Will Ferrell’s default position seems to be to play the Dummling. This is a character from fairy-tales, who is simple-minded but with good intentions. They are usually rewarded at the end. In The Other Guys he plays an ex-pimp (he only became a pimp to help out a friend), who becomes a cop in order to control his inner darkness and stay safe. He wants a simple life, he doesn’t want to hurt anyone and he wants to bring financial criminals to justice. The Dummling is a kind-of offshoot of the Clown character, or the Dummy. His cop-character is unintentionally funny, as his colleagues mock him for his endlessly upbeat persona. At the end of the film he is rewarded with the respect of his colleages and the ongoing love of his ‘smoking hot’ wife Eva Mendes.
Ron Burgundy, Ferrell’s character in Anchorman, is similar. He just wants to read the news and enjoy his life. He is unintentionally funny by way of his simple-mindedness (as shown by his tendency to read everything on the teleprompter, even when a mistaken question mark is added to the end of a sentence - ‘I’m Ron Burgundy?’). His downfall is finalised by another representation of his simple-mindedness. He is driven to despair when his dog Baxter is kicked into a river, which leads him to lose his job to his lover Christina Applegate.

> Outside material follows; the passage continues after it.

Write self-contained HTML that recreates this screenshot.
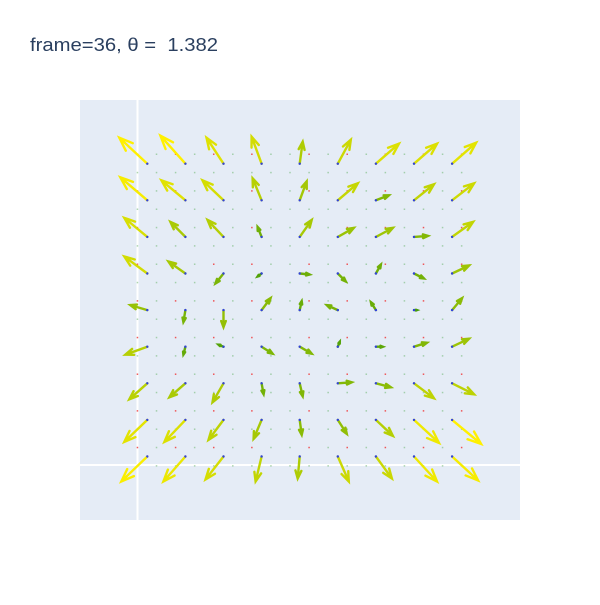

He is rewarded at the end of the film as his colleagues rescue him from anonimity and he gains their respect as well as the love of Applegate.
Will Ferrell is at his best in these roles. When he chooses to play a different character he loses his charm, which is really what drives his popularity. It’s the simple-mindedness that does it. In Stranger Than Fiction, another good one, he isn’t so much simple-minded but he is certainly an innocent. He is a good person embroiled in a very strange circumstance.
I should counter-balance this with some examples of his bad work, but I can’t be bothered.
The rest of The Other Guys was pretty standard. The plot was nothing to write home about. Samuel L. Jackson and The Rock did a good job at the beginning playing the archetypal tough cops (perhaps the funniest moment in the film was when they both unintentionally killed themselves). Michael Keaton was also excellent as the nice-guy captain who holds down a second job in order to put his bi-sexual son through college (why was his son bi-sexual? Don’t know. I think it was a joke of some sort). His performance brought to mind the police captain played by Alan Arkin in So I Married An Axe Murderer (this character is genius - he is a softy who wants to be the tough, typical captain in order to please Anthony LaPlaglia’s cop, who in turn wants the police force to be how you see it in the movies, rather than the paper-pushing mundanity that it actually is. There’s more police-spoof in that set-up than in the entirity of The Other Guys, or Police Squad, or the two put together). Mark Wahlberg was also excellent.
So, the performances outstrip the rest of the film. Perhaps that’s why it’s managed to get good reviews. To be honest, I had expected it to feel more authentic, but Adam McKay doesn’t seem to have managed that since Anchorman, and perhaps he never will again.